DATA SHOWN =>
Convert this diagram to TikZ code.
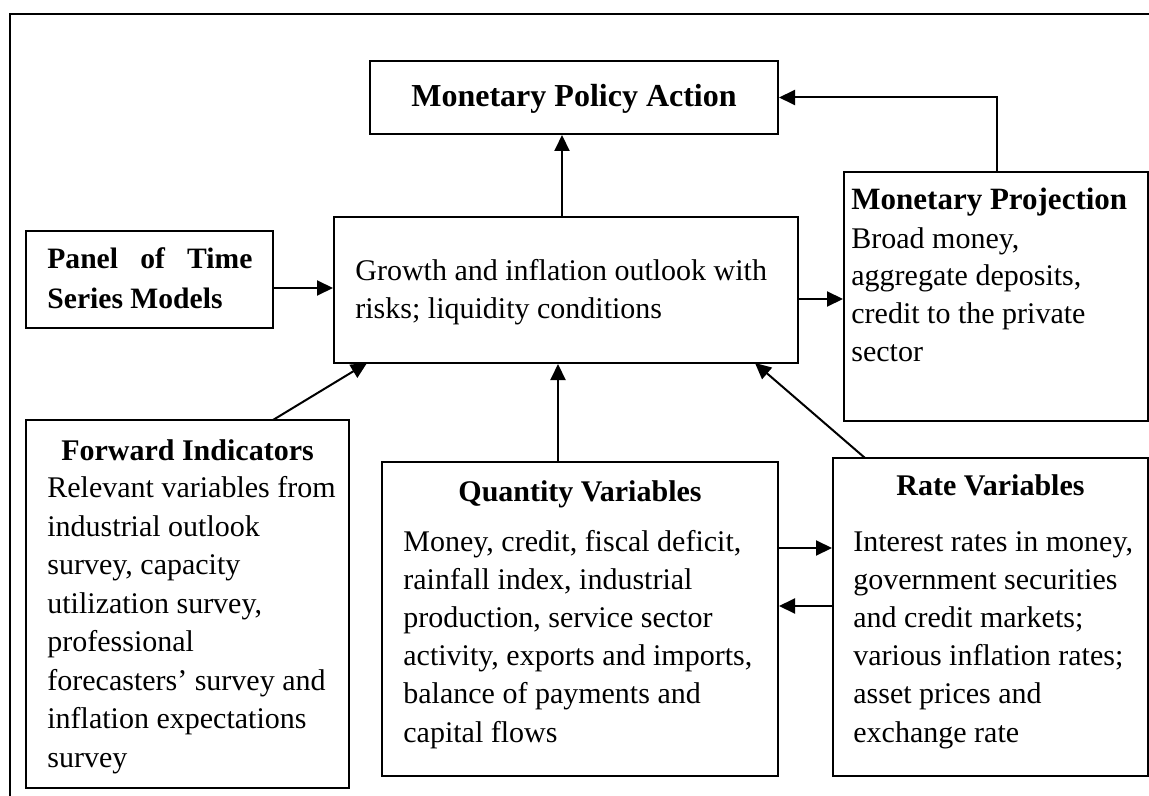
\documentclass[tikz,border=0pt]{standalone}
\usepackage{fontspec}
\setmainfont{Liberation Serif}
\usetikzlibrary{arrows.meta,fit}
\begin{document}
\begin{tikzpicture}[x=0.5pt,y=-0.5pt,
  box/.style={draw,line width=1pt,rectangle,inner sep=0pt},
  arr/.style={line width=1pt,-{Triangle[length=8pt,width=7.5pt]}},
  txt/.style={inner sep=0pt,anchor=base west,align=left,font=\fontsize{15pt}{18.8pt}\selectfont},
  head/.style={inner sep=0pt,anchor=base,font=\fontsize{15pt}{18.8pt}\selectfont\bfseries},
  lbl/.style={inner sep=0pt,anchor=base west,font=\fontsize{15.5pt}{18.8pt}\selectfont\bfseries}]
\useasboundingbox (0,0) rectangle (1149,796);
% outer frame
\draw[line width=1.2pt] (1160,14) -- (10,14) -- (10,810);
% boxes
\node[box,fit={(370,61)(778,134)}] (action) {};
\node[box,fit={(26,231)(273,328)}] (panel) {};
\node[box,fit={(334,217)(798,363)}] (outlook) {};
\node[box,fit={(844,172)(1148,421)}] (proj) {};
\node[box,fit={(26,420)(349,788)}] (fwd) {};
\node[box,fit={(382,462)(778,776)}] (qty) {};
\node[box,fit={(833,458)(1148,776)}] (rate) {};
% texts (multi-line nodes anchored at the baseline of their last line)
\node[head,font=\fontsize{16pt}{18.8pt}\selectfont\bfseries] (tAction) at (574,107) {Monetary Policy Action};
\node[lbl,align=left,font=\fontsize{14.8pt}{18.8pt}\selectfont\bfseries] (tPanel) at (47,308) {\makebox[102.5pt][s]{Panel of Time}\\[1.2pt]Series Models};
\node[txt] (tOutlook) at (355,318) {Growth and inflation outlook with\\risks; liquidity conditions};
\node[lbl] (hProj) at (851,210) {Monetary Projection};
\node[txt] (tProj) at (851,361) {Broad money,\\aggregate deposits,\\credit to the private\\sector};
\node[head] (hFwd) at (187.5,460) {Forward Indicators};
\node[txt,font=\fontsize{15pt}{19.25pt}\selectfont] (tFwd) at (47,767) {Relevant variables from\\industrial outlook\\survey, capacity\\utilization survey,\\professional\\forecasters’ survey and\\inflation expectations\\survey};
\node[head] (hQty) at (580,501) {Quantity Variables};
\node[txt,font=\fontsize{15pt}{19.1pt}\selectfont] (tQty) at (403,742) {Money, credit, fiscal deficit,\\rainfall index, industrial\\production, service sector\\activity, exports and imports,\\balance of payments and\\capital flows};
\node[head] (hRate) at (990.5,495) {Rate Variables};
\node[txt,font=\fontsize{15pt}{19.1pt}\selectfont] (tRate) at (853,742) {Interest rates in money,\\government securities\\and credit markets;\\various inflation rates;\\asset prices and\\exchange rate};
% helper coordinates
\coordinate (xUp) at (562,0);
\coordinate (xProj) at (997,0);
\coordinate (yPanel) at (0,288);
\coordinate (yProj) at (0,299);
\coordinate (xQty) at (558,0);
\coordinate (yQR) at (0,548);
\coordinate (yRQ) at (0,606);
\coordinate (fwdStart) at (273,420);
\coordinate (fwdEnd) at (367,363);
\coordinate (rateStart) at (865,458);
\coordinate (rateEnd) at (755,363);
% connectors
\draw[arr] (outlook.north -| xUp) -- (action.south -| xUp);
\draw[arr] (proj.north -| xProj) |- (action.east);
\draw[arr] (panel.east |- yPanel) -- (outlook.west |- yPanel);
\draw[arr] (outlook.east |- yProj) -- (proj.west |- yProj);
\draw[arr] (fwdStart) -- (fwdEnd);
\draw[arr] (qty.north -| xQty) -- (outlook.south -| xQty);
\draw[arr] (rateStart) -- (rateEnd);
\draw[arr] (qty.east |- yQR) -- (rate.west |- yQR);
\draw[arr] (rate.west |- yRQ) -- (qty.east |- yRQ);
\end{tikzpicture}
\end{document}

WORK REQUIRED => Quote the data exactly, leaving every image out of the copy.

IN RESPONSE =>
Convert this diagram to TikZ code.
\documentclass[tikz,border=0pt]{standalone}
\usepackage{fontspec}
\setmainfont{Liberation Serif}
\usetikzlibrary{arrows.meta,fit}
\begin{document}
\begin{tikzpicture}[x=0.5pt,y=-0.5pt,
  box/.style={draw,line width=1pt,rectangle,inner sep=0pt},
  arr/.style={line width=1pt,-{Triangle[length=8pt,width=7.5pt]}},
  txt/.style={inner sep=0pt,anchor=base west,align=left,font=\fontsize{15pt}{18.8pt}\selectfont},
  head/.style={inner sep=0pt,anchor=base,font=\fontsize{15pt}{18.8pt}\selectfont\bfseries},
  lbl/.style={inner sep=0pt,anchor=base west,font=\fontsize{15.5pt}{18.8pt}\selectfont\bfseries}]
\useasboundingbox (0,0) rectangle (1149,796);
% outer frame
\draw[line width=1.2pt] (1160,14) -- (10,14) -- (10,810);
% boxes
\node[box,fit={(370,61)(778,134)}] (action) {};
\node[box,fit={(26,231)(273,328)}] (panel) {};
\node[box,fit={(334,217)(798,363)}] (outlook) {};
\node[box,fit={(844,172)(1148,421)}] (proj) {};
\node[box,fit={(26,420)(349,788)}] (fwd) {};
\node[box,fit={(382,462)(778,776)}] (qty) {};
\node[box,fit={(833,458)(1148,776)}] (rate) {};
% texts (multi-line nodes anchored at the baseline of their last line)
\node[head,font=\fontsize{16pt}{18.8pt}\selectfont\bfseries] (tAction) at (574,107) {Monetary Policy Action};
\node[lbl,align=left,font=\fontsize{14.8pt}{18.8pt}\selectfont\bfseries] (tPanel) at (47,308) {\makebox[102.5pt][s]{Panel of Time}\\[1.2pt]Series Models};
\node[txt] (tOutlook) at (355,318) {Growth and inflation outlook with\\risks; liquidity conditions};
\node[lbl] (hProj) at (851,210) {Monetary Projection};
\node[txt] (tProj) at (851,361) {Broad money,\\aggregate deposits,\\credit to the private\\sector};
\node[head] (hFwd) at (187.5,460) {Forward Indicators};
\node[txt,font=\fontsize{15pt}{19.25pt}\selectfont] (tFwd) at (47,767) {Relevant variables from\\industrial outlook\\survey, capacity\\utilization survey,\\professional\\forecasters’ survey and\\inflation expectations\\survey};
\node[head] (hQty) at (580,501) {Quantity Variables};
\node[txt,font=\fontsize{15pt}{19.1pt}\selectfont] (tQty) at (403,742) {Money, credit, fiscal deficit,\\rainfall index, industrial\\production, service sector\\activity, exports and imports,\\balance of payments and\\capital flows};
\node[head] (hRate) at (990.5,495) {Rate Variables};
\node[txt,font=\fontsize{15pt}{19.1pt}\selectfont] (tRate) at (853,742) {Interest rates in money,\\government securities\\and credit markets;\\various inflation rates;\\asset prices and\\exchange rate};
% helper coordinates
\coordinate (xUp) at (562,0);
\coordinate (xProj) at (997,0);
\coordinate (yPanel) at (0,288);
\coordinate (yProj) at (0,299);
\coordinate (xQty) at (558,0);
\coordinate (yQR) at (0,548);
\coordinate (yRQ) at (0,606);
\coordinate (fwdStart) at (273,420);
\coordinate (fwdEnd) at (367,363);
\coordinate (rateStart) at (865,458);
\coordinate (rateEnd) at (755,363);
% connectors
\draw[arr] (outlook.north -| xUp) -- (action.south -| xUp);
\draw[arr] (proj.north -| xProj) |- (action.east);
\draw[arr] (panel.east |- yPanel) -- (outlook.west |- yPanel);
\draw[arr] (outlook.east |- yProj) -- (proj.west |- yProj);
\draw[arr] (fwdStart) -- (fwdEnd);
\draw[arr] (qty.north -| xQty) -- (outlook.south -| xQty);
\draw[arr] (rateStart) -- (rateEnd);
\draw[arr] (qty.east |- yQR) -- (rate.west |- yQR);
\draw[arr] (rate.west |- yRQ) -- (qty.east |- yRQ);
\end{tikzpicture}
\end{document}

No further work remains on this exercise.